El-Kâmiliyye Okulu’nda kadınlar, bugün ile gelecek arasında bir bağ olarak çalışıyor; aynı anda eğitsel, örgütsel ve idari görevler üstleniyorlar. Sınıfları onarıyor, bahçeleri düzenliyor, eski taşları güvenli geçitlere dönüştürüyor, eğitim kadrosundaki eksikliği öz-eğitim yoluyla telafi ediyor ve geleneksel araçların yokluğunda alternatif öğretim yöntemleri icat ediyorlar. Tüm bunların yanında, göç koşulları içinde ailevi rollerini de sürdürüyorlar.

Gazze’de çocukların üçüncü yıl üst üste eğitimden mahrum bırakılması, çocuğun kesintisiz öğrenme hakkını güvence altına alan uluslararası standartların açık bir ihlali niteliğinde. Okulların kapalı kalması, eğitim tesislerinin yıkılması ve bazılarının barınma merkezlerine ya da askeri noktalara dönüştürülmesi, telafisi kolay olmayan devasa bir bilgi boşluğu yarattı ve binlerce çocuğu doğal gelişim seyrinin dışına itti.

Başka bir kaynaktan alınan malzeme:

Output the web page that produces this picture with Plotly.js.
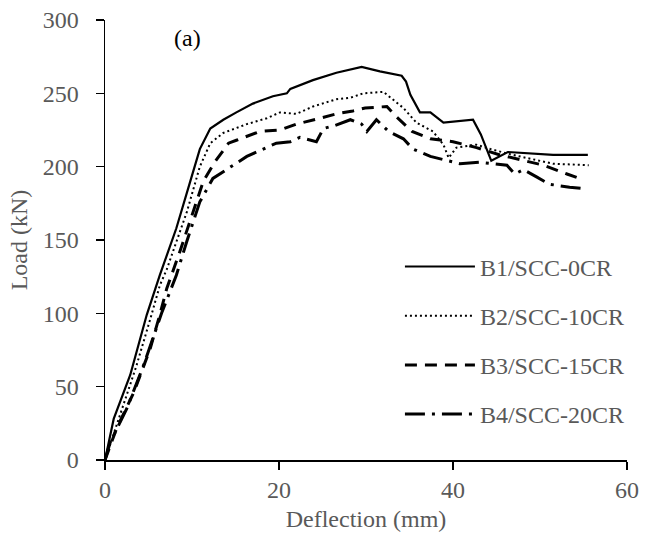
<!DOCTYPE html>
<html>
<head>
<meta charset="utf-8">
<script src="https://cdn.plot.ly/plotly-3.0.1.min.js"></script>
<style>html,body{margin:0;padding:0;background:#fff;}#chart{width:645px;height:547px;}</style>
</head>
<body>
<div id="chart"></div>
<script>
// Deflection (mm) and Load (kN)
const seriesNames = ["B1/SCC-0CR", "B2/SCC-10CR", "B3/SCC-15CR", "B4/SCC-20CR"];

const b1X = [0, 1.0, 2.9, 4.8, 6.3, 8.2, 9.8, 10.9, 12.1, 13.6, 15.1, 17.0, 19.3, 20.9, 21.3, 23.9, 26.6, 29.5, 31.6, 34.1, 34.6, 35.1, 36.2, 37.4, 38.9, 42.3, 43.2, 44.4, 46.3, 51.5, 55.5];
const b1Y = [0, 28, 58, 99, 126, 158, 190, 212, 226, 232, 237, 243, 248, 250, 253, 259, 264, 268, 265, 262, 258, 249, 237, 237, 230, 232, 222, 204, 210, 208, 208];

const b2X = [0, 1.7, 3.6, 5.2, 6.3, 7.1, 9.4, 10.9, 12.1, 13.6, 16.3, 18.6, 20.1, 22.0, 23.9, 26.6, 28.2, 29.7, 32.0, 34.3, 35.8, 37.7, 38.9, 39.5, 40.4, 42.7, 44.3, 46.9, 51.5, 55.6];
const b2Y = [0, 30, 64, 96, 119, 130, 169, 200, 216, 223, 229, 233, 237, 236, 241, 246, 247, 250, 251, 240, 230, 224, 215, 206, 213, 215, 212, 208, 202, 201];

const b3X = [0, 1.3, 3.3, 5.2, 6.3, 7.1, 8.6, 10.1, 11.3, 12.6, 14.2, 15.1, 17.8, 20.1, 22.0, 24.7, 26.6, 28.5, 29.9, 32.4, 33.5, 35.3, 37.4, 40.0, 42.7, 45.4, 48.1, 50.4, 53.1, 55.0];
const b3Y = [0, 21, 46, 76, 99, 117, 142, 169, 190, 203, 216, 218, 224, 225, 229, 233, 236, 238, 240, 241, 234, 224, 219, 217, 213, 208, 204, 201, 195, 191];

const b4X = [0, 0.6, 2.5, 4.4, 6.5, 8.2, 9.4, 10.9, 12.4, 14.4, 16.3, 17.8, 19.7, 21.3, 22.4, 24.3, 25.1, 26.4, 28.2, 29.5, 30.1, 31.2, 32.6, 34.3, 35.4, 37.4, 39.3, 40.8, 43.1, 46.2, 47.1, 48.1, 49.6, 51.1, 53.4, 55.0];
const b4Y = [0, 12, 35, 64, 100, 126, 149, 176, 192, 200, 207, 211, 216, 217, 220, 217, 226, 228, 232, 229, 224, 232, 224, 219, 212, 207, 204, 202, 203, 201, 195, 198, 193, 188, 186, 185];

const xTicks = [0, 20, 40, 60];
const yTicks = [0, 50, 100, 150, 200, 250, 300];

const font = "'Liberation Serif', 'Times New Roman', serif";
const grey = "#595959";

const styles = [
  {width: 2.2, dash: "solid"},
  {width: 2, dash: "2px,3px"},
  {width: 3, dash: "12px,8px"},
  {width: 3, dash: "20px,7px,3px,7px"}
];
const xs = [b1X, b2X, b3X, b4X];
const ys = [b1Y, b2Y, b3Y, b4Y];

const traces = seriesNames.map((n, i) => ({
  type: "scatter", mode: "lines", name: n,
  x: xs[i], y: ys[i], legendgroup: "g" + i,
  line: {color: "#000", width: styles[i].width, dash: styles[i].dash},
  hoverinfo: "skip"
}));

const layout = {
  width: 645, height: 547,
  margin: {l: 105, r: 18, t: 20, b: 87},
  paper_bgcolor: "#fff", plot_bgcolor: "#fff",
  font: {family: font, color: grey, size: 24},
  showlegend: true,
  legend: {
    x: 0.565, y: 0.49, xanchor: "left", yanchor: "top",
    font: {family: font, size: 24, color: grey},
    bgcolor: "rgba(0,0,0,0)", tracegroupgap: 15, itemwidth: 70
  },
  xaxis: {
    range: [0, 60], tickvals: xTicks, ticktext: xTicks.map(String),
    showgrid: false, zeroline: false, showline: true, linecolor: "#000", linewidth: 1.5,
    ticks: "outside", ticklen: 8, tickcolor: "#000", tickwidth: 1.5,
    tickfont: {family: font, size: 24, color: grey},
    title: {text: "Deflection (mm)", font: {family: font, size: 24, color: grey}, standoff: 8}
  },
  yaxis: {
    range: [0, 300], tickvals: yTicks, ticktext: yTicks.map(String),
    showgrid: false, zeroline: false, showline: true, linecolor: "#000", linewidth: 1.5,
    ticks: "outside", ticklen: 8, tickcolor: "#000", tickwidth: 1.5,
    ticklabelstandoff: 12,
    tickfont: {family: font, size: 24, color: grey},
    title: {text: "Load (kN)", font: {family: font, size: 24, color: grey}, standoff: 8}
  },
  annotations: [{
    text: "(a)", xref: "paper", yref: "paper", x: 0.158, y: 0.958,
    xanchor: "center", yanchor: "middle", showarrow: false,
    font: {family: font, size: 24, color: "#000"}
  }]
};

Plotly.newPlot("chart", traces, layout, {displayModeBar: false, staticPlot: true});
</script>
</body>
</html>
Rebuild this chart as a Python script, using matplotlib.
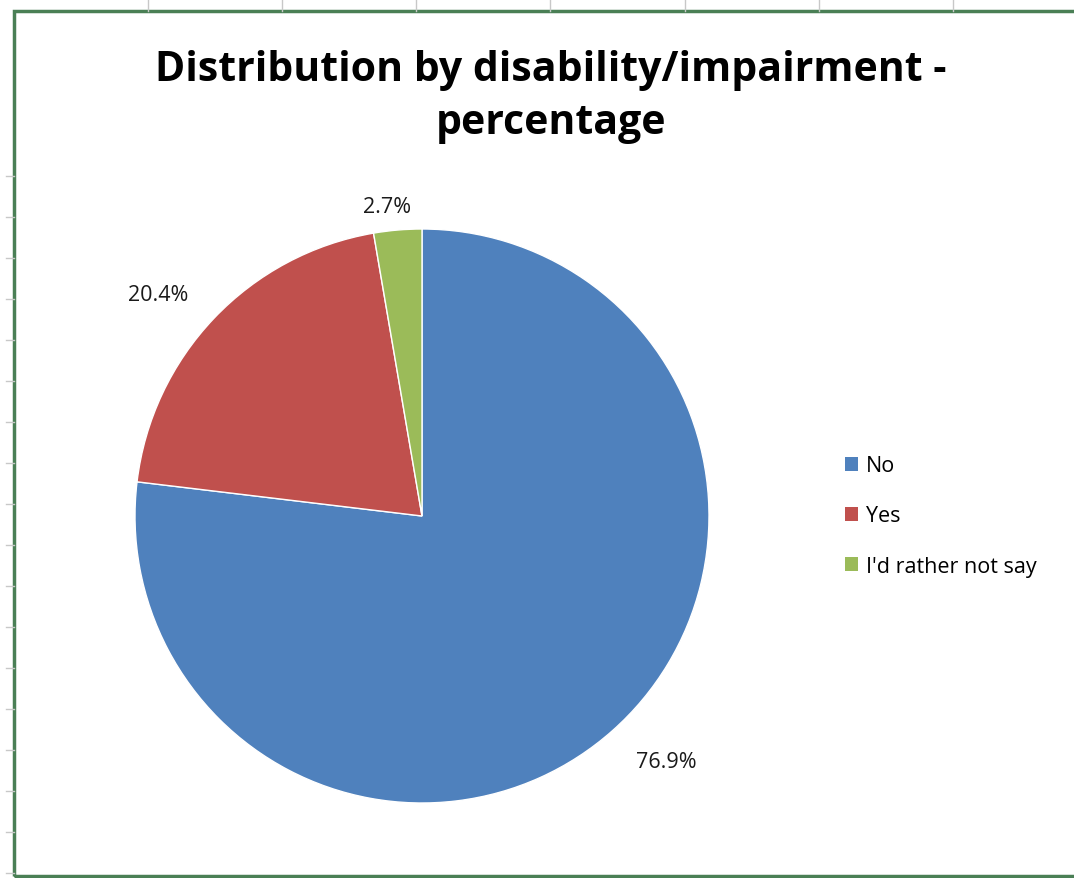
import matplotlib.pyplot as plt
from matplotlib.patches import Rectangle, Patch
from matplotlib.lines import Line2D
import numpy as np

# data
categories = ["No", "Yes", "I'd rather not say"]
shares = [76.9, 20.4, 2.7]
colors = ["#4F81BD", "#C0504D", "#9BBB59"]
# Excel "best fit" label placement, roughly: radial distance and angle nudge
label_dist = [1.205, 1.2, 1.085]
label_nudge = [3.3, 3.6, 1.5]

W, H = 1074, 879
fig = plt.figure(figsize=(W / 100, H / 100), dpi=100)
fig.patch.set_facecolor("white")

# spreadsheet grid ticks behind the chart
for x in [148, 282, 416, 550, 685, 819, 953]:
    fig.add_artist(Line2D([x / W, x / W], [1.0, 1 - 12 / H], color="#c8c8c8", lw=1))
for y in range(177, 879, 41):
    fig.add_artist(Line2D([6 / W, 14 / W], [1 - y / H, 1 - y / H], color="#c8c8c8", lw=1))

# green chart-area border (selected chart in Excel)
fig.add_artist(Rectangle((14 / W, 2 / H), 1.2, 1 - 14 / H, transform=fig.transFigure,
                         fill=False, edgecolor="#4a7f55", lw=2.5))

# pie
cx, cy, r = 422, 517, 287
ax = fig.add_axes([(cx - r) / W, (H - cy - r) / H, 2 * r / W, 2 * r / H])
wedges, _ = ax.pie(shares, colors=colors, startangle=90, counterclock=False,
                   wedgeprops=dict(edgecolor="white", linewidth=1), radius=1)
ax.set_xlim(-1, 1)
ax.set_ylim(-1, 1)
ax.set_aspect("equal")
ax.axis("off")

for w, val, d, nd in zip(wedges, shares, label_dist, label_nudge):
    ang = np.deg2rad((w.theta1 + w.theta2) / 2 + nd)
    ax.text(d * np.cos(ang), d * np.sin(ang), f"{val:.1f}%", ha="center", va="center",
            fontsize=15.5, family="Open Sans", color="#1a1a1a", clip_on=False)

fig.text(551 / W, 1 - 97 / H, "Distribution by disability/impairment -\npercentage",
         ha="center", va="center", fontsize=29.5, fontweight="bold", family="Open Sans",
         linespacing=1.4)

handles = [Patch(facecolor=c, edgecolor="none") for c in colors]
fig.legend(handles, categories, loc="center left", bbox_to_anchor=(826 / W, 1 - 517 / H),
           frameon=False, prop={"family": "Open Sans", "size": 15.5},
           handlelength=0.6, handleheight=0.6, handletextpad=0.35, labelspacing=1.35)

fig.savefig("out.png", dpi=100)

Bu durum artık geçici bir eğitim duraksaması olmaktan çıktı; çocukların gelecek inşa etme kapasitesini aşındıran ve temel becerilerden yoksun bir nesli tehdit eden fiilî bir politikaya dönüştü. Etkili uluslararası korumanın yokluğunda çocuklar, eğitim yıllarının kaybı ve hayallerini gerçekleştirme fırsatlarının aşınması gibi ağır bir bedel ödüyor. Bu da, eğitimi çocuğun onurlu ve güvenli bir yaşam hakkından ayrılamaz insani bir zorunluluk olarak yeniden merkeze alan acil bir tutumu gerekli kılıyor.